_Figure scripts_
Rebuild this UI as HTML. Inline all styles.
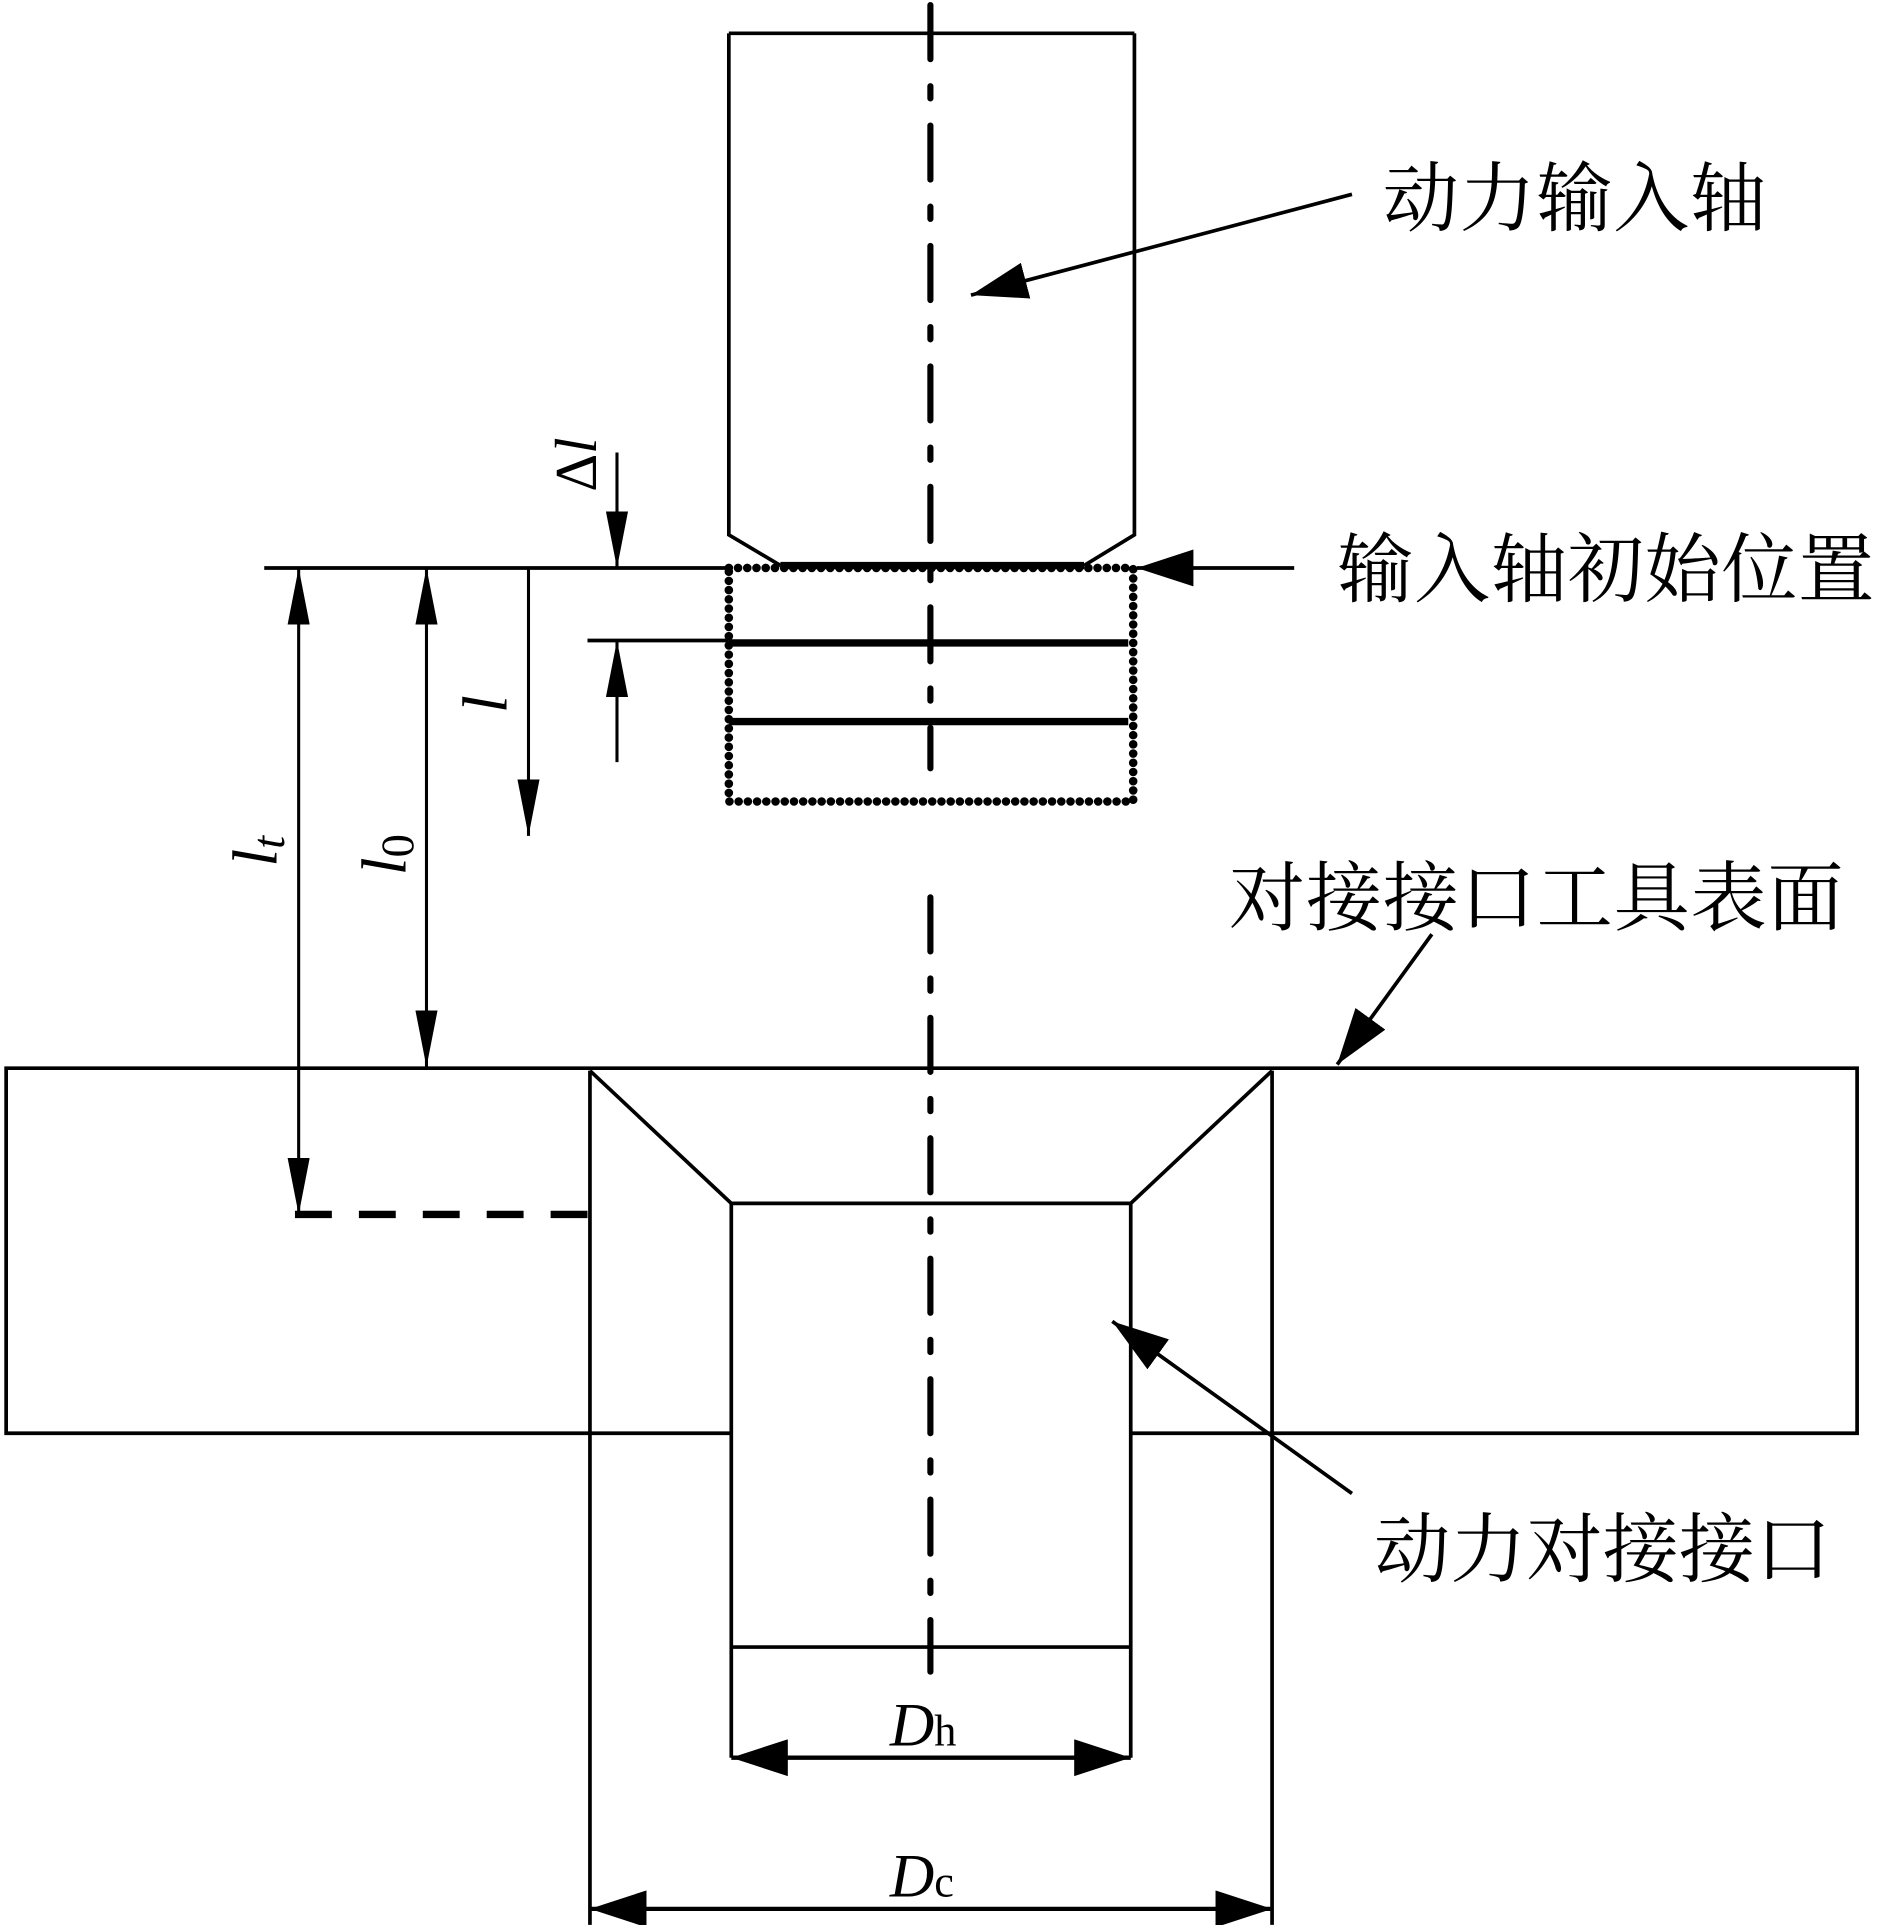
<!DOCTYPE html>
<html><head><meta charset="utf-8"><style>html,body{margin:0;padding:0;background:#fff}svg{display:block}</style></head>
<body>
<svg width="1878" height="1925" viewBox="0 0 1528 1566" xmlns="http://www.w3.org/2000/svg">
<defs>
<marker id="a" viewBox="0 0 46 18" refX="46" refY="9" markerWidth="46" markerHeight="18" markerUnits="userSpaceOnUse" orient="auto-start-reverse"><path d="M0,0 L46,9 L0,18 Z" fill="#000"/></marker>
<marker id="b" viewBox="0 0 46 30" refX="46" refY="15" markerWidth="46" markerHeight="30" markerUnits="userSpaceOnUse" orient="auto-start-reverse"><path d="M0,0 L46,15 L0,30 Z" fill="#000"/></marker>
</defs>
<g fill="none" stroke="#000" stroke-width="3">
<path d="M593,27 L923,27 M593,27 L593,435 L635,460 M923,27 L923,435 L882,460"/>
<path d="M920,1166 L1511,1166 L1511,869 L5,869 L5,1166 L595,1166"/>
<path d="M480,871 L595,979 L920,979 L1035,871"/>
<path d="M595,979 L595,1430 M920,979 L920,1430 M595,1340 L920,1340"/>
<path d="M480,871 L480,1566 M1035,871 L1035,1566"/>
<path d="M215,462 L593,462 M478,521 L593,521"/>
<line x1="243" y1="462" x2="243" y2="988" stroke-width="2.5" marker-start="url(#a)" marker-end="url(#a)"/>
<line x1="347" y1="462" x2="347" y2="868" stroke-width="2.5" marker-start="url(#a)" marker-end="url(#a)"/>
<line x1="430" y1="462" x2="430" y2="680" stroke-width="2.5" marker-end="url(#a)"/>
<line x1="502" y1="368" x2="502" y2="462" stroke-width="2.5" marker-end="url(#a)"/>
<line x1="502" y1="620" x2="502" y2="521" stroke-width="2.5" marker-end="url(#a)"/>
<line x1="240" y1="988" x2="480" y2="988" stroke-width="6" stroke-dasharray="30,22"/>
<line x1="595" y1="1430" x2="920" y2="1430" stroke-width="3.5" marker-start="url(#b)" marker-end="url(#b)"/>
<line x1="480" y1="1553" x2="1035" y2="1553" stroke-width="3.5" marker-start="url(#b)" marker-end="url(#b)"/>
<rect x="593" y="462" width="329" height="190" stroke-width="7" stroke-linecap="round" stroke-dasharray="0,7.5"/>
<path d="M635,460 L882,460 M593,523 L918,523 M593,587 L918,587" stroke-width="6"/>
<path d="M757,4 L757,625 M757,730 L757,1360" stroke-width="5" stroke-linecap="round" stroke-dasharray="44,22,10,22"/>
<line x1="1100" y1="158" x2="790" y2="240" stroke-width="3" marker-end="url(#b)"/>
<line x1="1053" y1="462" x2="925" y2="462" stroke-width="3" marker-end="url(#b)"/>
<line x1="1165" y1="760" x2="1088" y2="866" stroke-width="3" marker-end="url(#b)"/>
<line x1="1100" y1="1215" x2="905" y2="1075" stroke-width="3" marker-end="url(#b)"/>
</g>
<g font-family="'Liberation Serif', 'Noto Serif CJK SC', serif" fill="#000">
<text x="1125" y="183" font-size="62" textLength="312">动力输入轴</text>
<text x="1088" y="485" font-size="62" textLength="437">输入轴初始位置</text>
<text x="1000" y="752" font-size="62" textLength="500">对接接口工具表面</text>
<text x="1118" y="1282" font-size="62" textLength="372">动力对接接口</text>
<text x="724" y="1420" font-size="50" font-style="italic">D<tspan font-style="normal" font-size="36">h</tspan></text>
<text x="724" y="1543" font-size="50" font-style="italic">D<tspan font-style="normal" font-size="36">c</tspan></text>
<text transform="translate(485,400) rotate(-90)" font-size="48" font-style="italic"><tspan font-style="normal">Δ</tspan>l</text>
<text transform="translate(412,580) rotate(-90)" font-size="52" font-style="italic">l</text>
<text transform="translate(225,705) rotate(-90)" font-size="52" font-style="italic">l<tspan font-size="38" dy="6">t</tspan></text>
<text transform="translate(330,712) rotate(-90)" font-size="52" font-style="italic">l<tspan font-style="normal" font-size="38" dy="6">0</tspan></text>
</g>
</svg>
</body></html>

==

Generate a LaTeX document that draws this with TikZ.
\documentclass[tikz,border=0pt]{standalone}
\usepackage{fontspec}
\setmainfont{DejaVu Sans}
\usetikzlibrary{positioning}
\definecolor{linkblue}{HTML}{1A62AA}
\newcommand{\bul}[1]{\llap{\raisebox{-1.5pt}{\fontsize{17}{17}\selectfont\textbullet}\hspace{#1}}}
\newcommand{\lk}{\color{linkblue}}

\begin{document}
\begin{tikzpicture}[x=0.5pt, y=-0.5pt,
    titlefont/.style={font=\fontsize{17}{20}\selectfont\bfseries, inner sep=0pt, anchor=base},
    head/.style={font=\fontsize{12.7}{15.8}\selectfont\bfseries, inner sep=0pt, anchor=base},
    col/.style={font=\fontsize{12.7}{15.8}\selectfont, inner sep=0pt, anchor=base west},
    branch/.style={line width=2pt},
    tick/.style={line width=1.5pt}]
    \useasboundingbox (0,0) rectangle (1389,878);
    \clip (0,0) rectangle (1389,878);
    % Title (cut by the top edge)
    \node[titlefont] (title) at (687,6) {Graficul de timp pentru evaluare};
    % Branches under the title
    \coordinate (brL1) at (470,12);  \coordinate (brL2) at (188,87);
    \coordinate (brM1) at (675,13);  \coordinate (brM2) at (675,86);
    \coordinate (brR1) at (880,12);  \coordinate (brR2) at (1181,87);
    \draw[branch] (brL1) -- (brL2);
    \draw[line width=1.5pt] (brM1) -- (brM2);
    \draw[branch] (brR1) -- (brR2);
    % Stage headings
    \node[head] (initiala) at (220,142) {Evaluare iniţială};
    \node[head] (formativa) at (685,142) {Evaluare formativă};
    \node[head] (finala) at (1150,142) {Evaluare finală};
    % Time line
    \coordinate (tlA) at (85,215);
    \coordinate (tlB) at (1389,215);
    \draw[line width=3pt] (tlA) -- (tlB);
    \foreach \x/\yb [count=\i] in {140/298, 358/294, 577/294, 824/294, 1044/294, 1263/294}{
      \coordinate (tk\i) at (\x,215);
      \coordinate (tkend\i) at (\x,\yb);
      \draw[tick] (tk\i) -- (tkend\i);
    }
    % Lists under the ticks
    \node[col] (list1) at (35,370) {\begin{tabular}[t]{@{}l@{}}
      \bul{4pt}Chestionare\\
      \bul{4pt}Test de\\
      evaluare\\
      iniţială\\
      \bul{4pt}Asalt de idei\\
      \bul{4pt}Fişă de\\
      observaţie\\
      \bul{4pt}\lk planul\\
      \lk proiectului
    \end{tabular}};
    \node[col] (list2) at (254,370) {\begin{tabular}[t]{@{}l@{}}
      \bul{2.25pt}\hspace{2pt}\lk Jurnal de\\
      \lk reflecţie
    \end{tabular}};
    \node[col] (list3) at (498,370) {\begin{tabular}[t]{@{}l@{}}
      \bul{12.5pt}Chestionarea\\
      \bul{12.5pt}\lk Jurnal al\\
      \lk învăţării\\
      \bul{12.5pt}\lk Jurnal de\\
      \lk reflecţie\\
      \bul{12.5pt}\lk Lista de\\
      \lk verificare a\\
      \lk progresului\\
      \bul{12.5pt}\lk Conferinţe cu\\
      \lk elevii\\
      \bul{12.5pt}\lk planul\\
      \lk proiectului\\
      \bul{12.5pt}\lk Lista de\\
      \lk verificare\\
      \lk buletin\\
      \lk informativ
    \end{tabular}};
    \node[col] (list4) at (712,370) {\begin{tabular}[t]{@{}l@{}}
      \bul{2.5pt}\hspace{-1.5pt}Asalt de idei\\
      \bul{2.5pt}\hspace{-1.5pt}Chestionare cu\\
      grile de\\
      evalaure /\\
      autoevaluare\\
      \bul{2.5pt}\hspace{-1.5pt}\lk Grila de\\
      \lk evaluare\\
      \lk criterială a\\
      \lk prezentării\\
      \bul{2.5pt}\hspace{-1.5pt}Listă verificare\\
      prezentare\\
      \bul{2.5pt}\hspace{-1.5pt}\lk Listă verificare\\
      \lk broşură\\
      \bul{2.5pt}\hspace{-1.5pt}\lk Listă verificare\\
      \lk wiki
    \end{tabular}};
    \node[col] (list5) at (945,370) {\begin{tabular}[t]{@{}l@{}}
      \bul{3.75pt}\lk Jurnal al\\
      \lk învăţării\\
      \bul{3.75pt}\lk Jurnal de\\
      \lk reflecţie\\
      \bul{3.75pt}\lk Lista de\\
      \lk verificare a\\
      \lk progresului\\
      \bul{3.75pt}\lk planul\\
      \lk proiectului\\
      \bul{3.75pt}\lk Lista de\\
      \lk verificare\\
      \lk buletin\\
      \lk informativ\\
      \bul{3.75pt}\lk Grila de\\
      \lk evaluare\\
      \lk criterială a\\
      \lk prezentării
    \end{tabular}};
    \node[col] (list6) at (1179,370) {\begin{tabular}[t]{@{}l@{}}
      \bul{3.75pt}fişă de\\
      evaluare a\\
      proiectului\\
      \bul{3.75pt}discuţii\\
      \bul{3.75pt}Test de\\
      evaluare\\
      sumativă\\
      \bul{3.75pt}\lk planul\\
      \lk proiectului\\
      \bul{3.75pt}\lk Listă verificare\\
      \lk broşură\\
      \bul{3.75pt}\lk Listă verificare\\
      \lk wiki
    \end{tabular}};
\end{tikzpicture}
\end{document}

_Goal of the exercise_
Find every line above that contains the word "this", and return each one.

_Response_
Rebuild this UI as HTML. Inline all styles.
Generate a LaTeX document that draws this with TikZ.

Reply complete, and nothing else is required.